Иван Федорович Мартынов был

чисто

русский, то есть — без еврейской примеси среди обозримых предков, в то время как другие этнические вкрапления, в частности, болгарские корни, прослеживались. Он — единственная известная мне прямая жертва сионизма.
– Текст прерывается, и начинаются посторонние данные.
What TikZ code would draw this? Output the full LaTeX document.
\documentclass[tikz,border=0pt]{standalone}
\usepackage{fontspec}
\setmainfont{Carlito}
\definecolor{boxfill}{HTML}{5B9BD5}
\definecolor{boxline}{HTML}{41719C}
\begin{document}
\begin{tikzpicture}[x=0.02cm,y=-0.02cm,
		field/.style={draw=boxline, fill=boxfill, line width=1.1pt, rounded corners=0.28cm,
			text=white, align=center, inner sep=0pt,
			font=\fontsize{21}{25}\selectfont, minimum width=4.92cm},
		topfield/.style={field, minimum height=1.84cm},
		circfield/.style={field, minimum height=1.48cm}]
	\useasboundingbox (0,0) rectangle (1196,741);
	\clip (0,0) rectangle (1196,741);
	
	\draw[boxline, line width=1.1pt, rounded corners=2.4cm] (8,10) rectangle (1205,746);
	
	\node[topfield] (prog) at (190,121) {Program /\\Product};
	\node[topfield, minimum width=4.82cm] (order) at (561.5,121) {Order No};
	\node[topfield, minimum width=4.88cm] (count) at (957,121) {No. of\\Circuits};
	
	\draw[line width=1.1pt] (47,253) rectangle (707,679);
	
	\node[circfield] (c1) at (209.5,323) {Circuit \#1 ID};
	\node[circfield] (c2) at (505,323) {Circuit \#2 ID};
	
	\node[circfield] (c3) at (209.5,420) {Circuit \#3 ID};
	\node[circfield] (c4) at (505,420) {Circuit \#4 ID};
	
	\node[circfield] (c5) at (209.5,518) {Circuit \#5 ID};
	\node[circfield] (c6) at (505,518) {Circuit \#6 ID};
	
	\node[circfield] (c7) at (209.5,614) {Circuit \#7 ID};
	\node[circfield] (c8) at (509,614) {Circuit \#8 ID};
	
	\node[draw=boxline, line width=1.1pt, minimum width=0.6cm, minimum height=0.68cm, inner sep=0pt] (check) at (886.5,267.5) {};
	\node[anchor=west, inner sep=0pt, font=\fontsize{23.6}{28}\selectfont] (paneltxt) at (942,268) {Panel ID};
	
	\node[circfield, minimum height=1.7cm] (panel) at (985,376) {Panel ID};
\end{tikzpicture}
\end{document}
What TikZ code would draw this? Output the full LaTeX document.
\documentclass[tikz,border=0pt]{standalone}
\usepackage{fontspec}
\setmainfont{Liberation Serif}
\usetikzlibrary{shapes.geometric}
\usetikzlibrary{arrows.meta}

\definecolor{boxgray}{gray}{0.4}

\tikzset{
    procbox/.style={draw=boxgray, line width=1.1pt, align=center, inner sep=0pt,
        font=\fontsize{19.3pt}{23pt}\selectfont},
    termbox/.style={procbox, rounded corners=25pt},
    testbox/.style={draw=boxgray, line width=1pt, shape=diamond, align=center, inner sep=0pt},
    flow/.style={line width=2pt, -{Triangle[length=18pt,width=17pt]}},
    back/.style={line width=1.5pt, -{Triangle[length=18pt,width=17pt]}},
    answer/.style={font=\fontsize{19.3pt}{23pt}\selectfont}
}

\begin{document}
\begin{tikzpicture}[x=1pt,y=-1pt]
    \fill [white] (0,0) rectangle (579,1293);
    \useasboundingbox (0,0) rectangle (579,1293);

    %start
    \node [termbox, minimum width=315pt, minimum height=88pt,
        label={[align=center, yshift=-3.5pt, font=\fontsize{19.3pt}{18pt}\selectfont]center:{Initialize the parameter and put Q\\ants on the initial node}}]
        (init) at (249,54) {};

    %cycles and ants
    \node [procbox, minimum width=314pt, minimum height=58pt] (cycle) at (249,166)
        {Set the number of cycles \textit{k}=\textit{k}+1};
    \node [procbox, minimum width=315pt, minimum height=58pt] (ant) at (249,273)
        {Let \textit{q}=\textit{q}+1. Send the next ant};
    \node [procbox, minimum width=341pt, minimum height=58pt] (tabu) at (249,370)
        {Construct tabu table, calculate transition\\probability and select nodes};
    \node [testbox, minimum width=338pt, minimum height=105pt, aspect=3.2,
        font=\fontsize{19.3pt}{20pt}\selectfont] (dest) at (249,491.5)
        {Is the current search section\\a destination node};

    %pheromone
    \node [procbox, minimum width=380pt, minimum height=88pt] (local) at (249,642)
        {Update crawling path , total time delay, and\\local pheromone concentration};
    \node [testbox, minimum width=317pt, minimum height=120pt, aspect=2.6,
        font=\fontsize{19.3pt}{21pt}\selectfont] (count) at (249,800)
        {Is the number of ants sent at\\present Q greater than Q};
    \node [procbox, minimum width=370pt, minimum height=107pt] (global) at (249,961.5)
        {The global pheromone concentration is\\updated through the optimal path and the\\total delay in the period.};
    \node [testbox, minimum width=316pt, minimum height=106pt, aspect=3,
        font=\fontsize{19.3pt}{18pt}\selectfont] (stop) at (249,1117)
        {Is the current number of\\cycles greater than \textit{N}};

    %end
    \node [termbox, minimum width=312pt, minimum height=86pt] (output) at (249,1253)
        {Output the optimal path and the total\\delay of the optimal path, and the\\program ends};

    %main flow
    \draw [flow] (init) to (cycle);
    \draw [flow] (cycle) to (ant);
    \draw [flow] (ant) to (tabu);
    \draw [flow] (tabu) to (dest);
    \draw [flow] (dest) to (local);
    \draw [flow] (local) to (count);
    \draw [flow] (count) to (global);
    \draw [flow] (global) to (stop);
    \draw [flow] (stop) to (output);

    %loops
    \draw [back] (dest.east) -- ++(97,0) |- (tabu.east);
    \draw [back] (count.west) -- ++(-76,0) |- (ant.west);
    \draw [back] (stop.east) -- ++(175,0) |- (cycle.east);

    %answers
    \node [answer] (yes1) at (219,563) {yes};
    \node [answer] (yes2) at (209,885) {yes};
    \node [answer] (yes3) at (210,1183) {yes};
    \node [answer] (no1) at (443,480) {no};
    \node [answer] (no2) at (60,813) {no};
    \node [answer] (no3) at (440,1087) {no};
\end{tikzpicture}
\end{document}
Мартынов работал в БАНе, в Библиотеке Академии наук на стрелке Васильевского острова. Занимался архивами русской литературы, счастливчик. Об этом занятии я в те годы мечтал как о несбыточном счастье, точнее, мечтать не мог — и Мартынову завидовал. Мартынов не менее двухсот статей опубликовал, пока не свихнулся на еврействе; и то сказать, архивисту легко по этой части: не пожалел труда, отрыл — описывай и публикуй. Был он, в сущности, человек незаурядный, нравом авантюрист, браконьер, но со странностью: ни об одном предмете не мог говорить прямо. Ходил вокруг да около, петлял, шнырял и ширял, не жалел слов, словоохотлив же был неправдоподобно; подводил собеседника к предмету разговора: проглотит или нет? — даже когда дело выеденного яйца не стоило. Потом я слышал, что это форма психического расстройства.